Goal ::
Restate the data exactly as given and keep the pictures out.

──────── Raw data ────────

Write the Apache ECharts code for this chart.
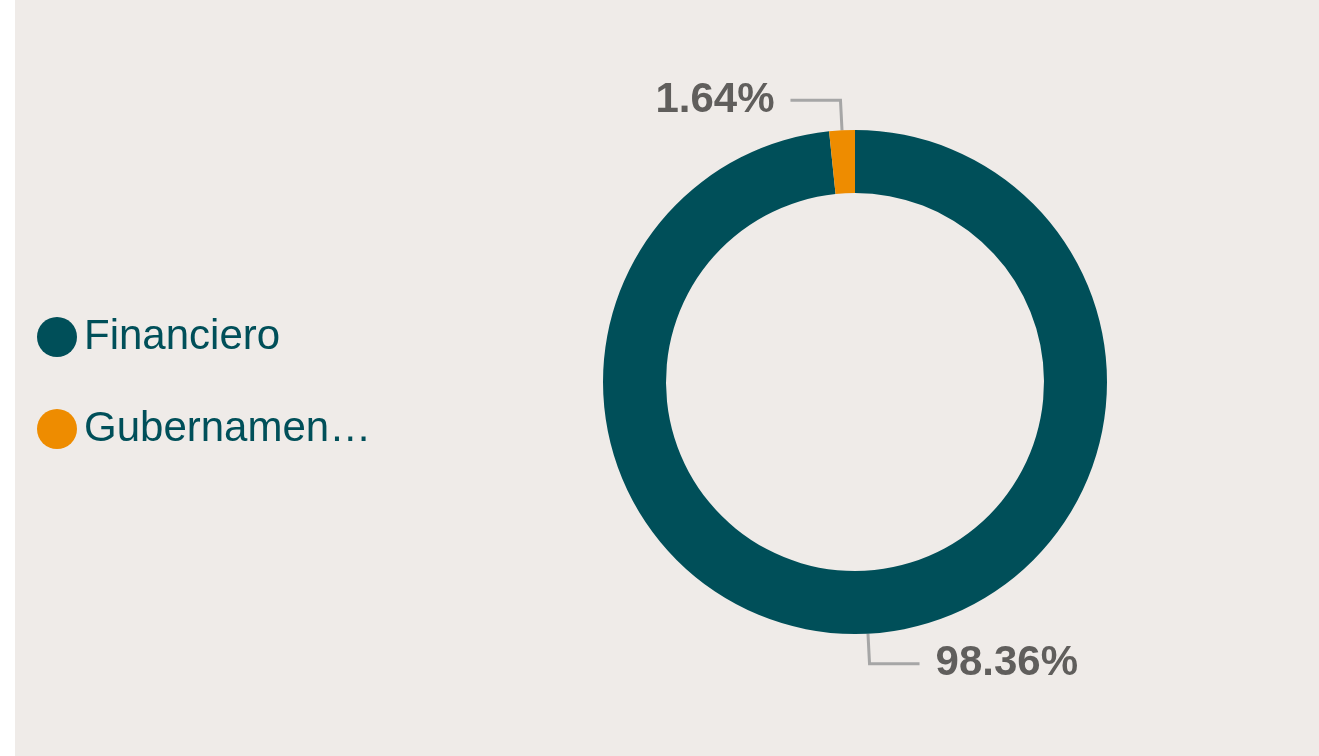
<!DOCTYPE html>
<html>
<head>
<meta charset="utf-8" />
<script src="https://cdn.jsdelivr.net/npm/echarts@6/dist/echarts.min.js"></script>
<style>
  body {
    margin: 0;
    background: #ffffff;
  }
  #chart-sector {
    position: absolute;
    left: 15px;
    top: 0;
    width: 1304px;
    height: 756px;
    background: #efebe8;
  }
</style>
</head>
<body>
<div id="chart-sector"></div>
<script>
  // sectores y su participacion (%)
  const sectorNames = ["Financiero", "Gubernamental"];
  const sectorValues = [98.36, 1.64];
  const sectorColors = ["#004f59", "#ee8c00"];

  const chartDom = echarts.init(document.getElementById("chart-sector"));

  let pieData = sectorNames.map((name, i) => ({
    name: name,
    value: sectorValues[i],
    itemStyle: { color: sectorColors[i] },
  }));

  chartDom.setOption({
    backgroundColor: "#efebe8",
    legend: {
      show: true,
      orient: "vertical",
      left: 17,
      top: 309,
      icon: "circle",
      itemWidth: 40,
      itemHeight: 40,
      itemGap: 46,
      // la leyenda corta los nombres largos
      formatter: (name) => (name.length > 10 ? name.slice(0, 10) + "…" : name),
      textStyle: {
        color: "#004f59",
        fontFamily: "Liberation Sans, Arial, sans-serif",
        fontSize: 42,
        lineHeight: 46,
        padding: [0, 0, 0, 2],
      },
      data: sectorNames,
    },
    series: [
      {
        type: "pie",
        center: [840, 382],
        radius: [189, 252],
        startAngle: 90,
        clockwise: true,
        avoidLabelOverlap: false,
        data: pieData,
        label: {
          show: true,
          position: "outside",
          formatter: "{d}%",
          color: "#605e5c",
          fontFamily: "Liberation Sans, Arial, sans-serif",
          fontWeight: "bold",
          fontSize: 42,
          distanceToLabelLine: 16,
        },
        labelLine: {
          show: true,
          length: 30,
          length2: 50,
          smooth: false,
          lineStyle: {
            color: "#a6a6a6",
            width: 3,
          },
        },
        emphasis: { scale: false },
      },
    ],
  });

  window.addEventListener("resize", () => {
    chartDom.resize();
  });
</script>
</body>
</html>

────────

The response ::
Write the Apache ECharts code for this chart.
<!DOCTYPE html>
<html>
<head>
<meta charset="utf-8" />
<script src="https://cdn.jsdelivr.net/npm/echarts@6/dist/echarts.min.js"></script>
<style>
  body {
    margin: 0;
    background: #ffffff;
  }
  #chart-sector {
    position: absolute;
    left: 15px;
    top: 0;
    width: 1304px;
    height: 756px;
    background: #efebe8;
  }
</style>
</head>
<body>
<div id="chart-sector"></div>
<script>
  // sectores y su participacion (%)
  const sectorNames = ["Financiero", "Gubernamental"];
  const sectorValues = [98.36, 1.64];
  const sectorColors = ["#004f59", "#ee8c00"];

  const chartDom = echarts.init(document.getElementById("chart-sector"));

  let pieData = sectorNames.map((name, i) => ({
    name: name,
    value: sectorValues[i],
    itemStyle: { color: sectorColors[i] },
  }));

  chartDom.setOption({
    backgroundColor: "#efebe8",
    legend: {
      show: true,
      orient: "vertical",
      left: 17,
      top: 309,
      icon: "circle",
      itemWidth: 40,
      itemHeight: 40,
      itemGap: 46,
      // la leyenda corta los nombres largos
      formatter: (name) => (name.length > 10 ? name.slice(0, 10) + "…" : name),
      textStyle: {
        color: "#004f59",
        fontFamily: "Liberation Sans, Arial, sans-serif",
        fontSize: 42,
        lineHeight: 46,
        padding: [0, 0, 0, 2],
      },
      data: sectorNames,
    },
    series: [
      {
        type: "pie",
        center: [840, 382],
        radius: [189, 252],
        startAngle: 90,
        clockwise: true,
        avoidLabelOverlap: false,
        data: pieData,
        label: {
          show: true,
          position: "outside",
          formatter: "{d}%",
          color: "#605e5c",
          fontFamily: "Liberation Sans, Arial, sans-serif",
          fontWeight: "bold",
          fontSize: 42,
          distanceToLabelLine: 16,
        },
        labelLine: {
          show: true,
          length: 30,
          length2: 50,
          smooth: false,
          lineStyle: {
            color: "#a6a6a6",
            width: 3,
          },
        },
        emphasis: { scale: false },
      },
    ],
  });

  window.addEventListener("resize", () => {
    chartDom.resize();
  });
</script>
</body>
</html>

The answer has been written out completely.